Judging by the wealth of performances, exhibits and seminars by and about native Americans available to area residents, Washington seems to be hosting an unofficial tribute to the art and culture of the American Indian. One such event, "Music and Dance From the Southern Plains," presented Saturday afternoon at the National Museum of American History's Hall of Musical Instruments, provided a brief but affecting overview of the movement, music, garb and lore of the Plains peoples of Oklahoma, Kansas and Texas.
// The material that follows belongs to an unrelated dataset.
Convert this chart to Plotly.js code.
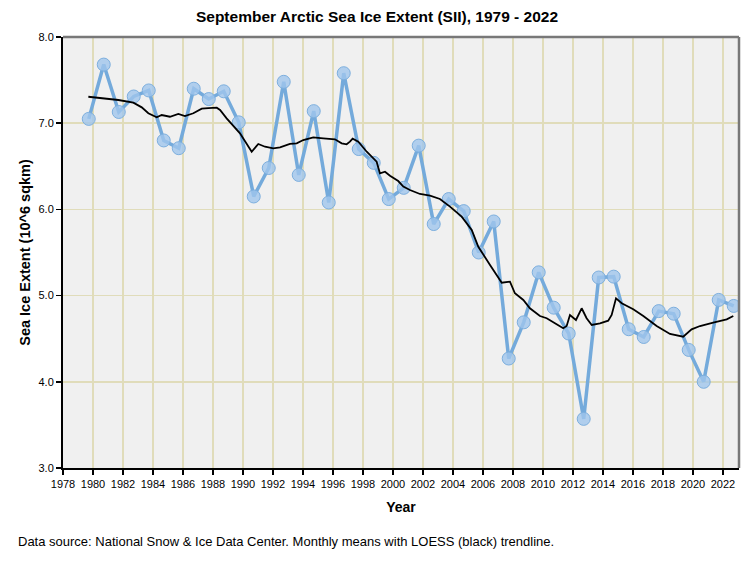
<!DOCTYPE html>
<html>
<head>
<meta charset="utf-8">
<script src="https://cdn.plot.ly/plotly-3.0.1.min.js"></script>
<style>
  html, body { margin: 0; padding: 0; background: #fff; }
  #chart { width: 754px; height: 564px; }
</style>
</head>
<body>
<div id="chart"></div>
<script>
// September years and extents (10^6 sq km)
const years = [1979,1980,1981,1982,1983,1984,1985,1986,1987,1988,1989,1990,1991,1992,1993,1994,1995,1996,1997,1998,1999,2000,2001,2002,2003,2004,2005,2006,2007,2008,2009,2010,2011,2012,2013,2014,2015,2016,2017,2018,2019,2020,2021,2022];
const extent = [7.05,7.68,7.13,7.31,7.38,6.80,6.71,7.40,7.28,7.37,7.01,6.15,6.48,7.48,6.40,7.14,6.08,7.58,6.70,6.54,6.12,6.25,6.74,5.83,6.12,5.98,5.50,5.86,4.27,4.69,5.27,4.86,4.56,3.57,5.21,5.22,4.61,4.52,4.82,4.79,4.37,4.00,4.95,4.88];

// LOESS trend read from monthly series (decimal year, value)
const loessX = [1979.69,1980.69,1981.69,1982.69,1983.25,1983.69,1984.25,1984.58,1985.13,1985.69,1986.13,1986.69,1987.25,1987.69,1988.25,1988.47,1988.91,1989.80,1990.58,1991.02,1991.47,1992.02,1992.47,1993.13,1993.58,1994.02,1994.69,1995.35,1996.13,1996.58,1996.91,1997.13,1997.31,1997.69,1998.25,1998.91,1999.13,1999.47,1999.80,2000.35,2000.69,2001.13,2001.80,2002.47,2003.13,2003.80,2004.58,2005.25,2005.69,2006.47,2007.25,2007.80,2008.13,2008.69,2009.13,2009.80,2010.25,2010.80,2011.35,2011.58,2011.80,2012.20,2012.58,2012.91,2013.25,2013.80,2014.35,2014.58,2014.87,2015.25,2016.02,2016.69,2017.58,2018.47,2019.35,2019.91,2020.47,2021.35,2022.25,2022.69];
const loessY = [7.307,7.292,7.269,7.238,7.184,7.115,7.068,7.095,7.075,7.107,7.083,7.115,7.168,7.176,7.180,7.153,7.056,6.883,6.669,6.759,6.727,6.709,6.720,6.759,6.767,6.805,6.836,6.825,6.813,6.767,6.755,6.786,6.820,6.786,6.669,6.553,6.418,6.437,6.391,6.329,6.264,6.225,6.179,6.159,6.121,6.032,5.916,5.761,5.567,5.355,5.150,5.162,5.027,4.949,4.853,4.763,4.737,4.679,4.621,4.647,4.775,4.717,4.853,4.737,4.659,4.679,4.709,4.775,4.968,4.911,4.842,4.763,4.647,4.555,4.523,4.609,4.647,4.686,4.725,4.763];

const xTickVals = [1978,1980,1982,1984,1986,1988,1990,1992,1994,1996,1998,2000,2002,2004,2006,2008,2010,2012,2014,2016,2018,2020,2022];
const yTickVals = [3,4,5,6,7,8];

// mid-September as decimal year
const septX = years.map(y => y + 8.6/12);

const font = "Liberation Sans, Arial, sans-serif";

const traces = [
  {
    x: septX, y: extent, type: 'scatter', mode: 'lines+markers',
    line: {color: 'rgb(116,170,219)', width: 3.5},
    marker: {size: 13, color: 'rgba(160,198,236,0.8)', line: {color: 'rgb(125,175,222)', width: 1}},
    hoverinfo: 'x+y', showlegend: false
  },
  {
    x: loessX, y: loessY, type: 'scatter', mode: 'lines',
    line: {color: '#000', width: 1.8},
    showlegend: false
  }
];

const layout = {
  width: 754, height: 564,
  margin: {l: 63, r: 15, t: 37, b: 96},
  paper_bgcolor: '#fff',
  plot_bgcolor: '#f0f0f0',
  font: {family: font, size: 11, color: '#000'},
  title: {text: 'September Arctic Sea Ice Extent (SII), 1979 - 2022', x: 0.5, xref: 'container', y: 0.97, yref: 'container', yanchor: 'middle',
          font: {family: font, size: 15.5, color: '#000', weight: 'bold'}},
  xaxis: {
    range: [1978, 2023.07], tickvals: xTickVals, ticktext: xTickVals.map(String),
    showgrid: true, gridcolor: 'rgb(224,220,186)', gridwidth: 1.5,
    zeroline: false, showline: true, linecolor: '#000', linewidth: 2,
    ticks: 'outside', ticklen: 5, tickcolor: '#000', tickwidth: 1.5,
    tickfont: {family: font, size: 11, color: '#000'},
    title: {text: 'Year', font: {family: font, size: 14, color: '#000', weight: 'bold'}, standoff: 13}
  },
  yaxis: {
    range: [3, 8], tickvals: yTickVals, tickformat: '.1f',
    showgrid: true, gridcolor: 'rgb(224,220,186)', gridwidth: 1.5,
    zeroline: false, showline: true, linecolor: '#000', linewidth: 2,
    ticks: 'outside', ticklen: 5, tickcolor: '#000', tickwidth: 1.5,
    tickfont: {family: font, size: 11, color: '#000'},
    title: {text: 'Sea Ice Extent (10^6 sqkm)', font: {family: font, size: 14.5, color: '#000', weight: 'bold'}, standoff: 4}
  },
  shapes: [
    {type: 'line', xref: 'paper', yref: 'paper', x0: 0, x1: 1, y0: 1, y1: 1, line: {color: 'rgb(120,120,120)', width: 2.5}},
    {type: 'line', xref: 'paper', yref: 'paper', x0: 1, x1: 1, y0: 0, y1: 1, line: {color: 'rgb(120,120,120)', width: 2.5}}
  ],
  annotations: [
    {text: 'Data source: National Snow & Ice Data Center. Monthly means with LOESS (black) trendline.',
     xref: 'paper', yref: 'paper', x: -63/676, y: -73/431, xanchor: 'left', yanchor: 'middle', showarrow: false,
     font: {family: font, size: 13, color: '#000'}, xshift: 16}
  ]
};

Plotly.newPlot('chart', traces, layout, {displayModeBar: false, staticPlot: true});
</script>
</body>
</html>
Part of the Smithsonian's excellent "American Sampler" series, the program featured Charles Shunatona, a traditional chief of the Pawnee tribe of Oklahoma, his wife and two daughters, and two male colleagues. Shunatona, a blind man with a gift for drumming, flute playing, discourse and poetry, explained the significance of a number of instruments and other items -- mocassins, the peace pipe, a huge pine cone -- arranged before him, and demonstrated two authentic drumbeats as well as the bogus "Hollywood" variety (LOUD-soft-soft-soft). His wife Mary spoke about their people's various ceremonial and social dances, which were then brought to life by the younger members of the group.

Decked out in costumes festooned with feathers and bells, LeRoy Two-Hatchett performed the highly literal "Horsetail" and "Eagle" dances, and whirled and stamped his way through the more virtuosic "Fancy Dance." Kirby Kemble offered a somber version of the "War Dance," and was then joined by Two-Hatchett and the women in an updated interpretation. The two-step, a couple dance, sent the performers lilting and swinging along, while the ultra basic "Round Dance" allowed audience members to join forces with this affable band of folk.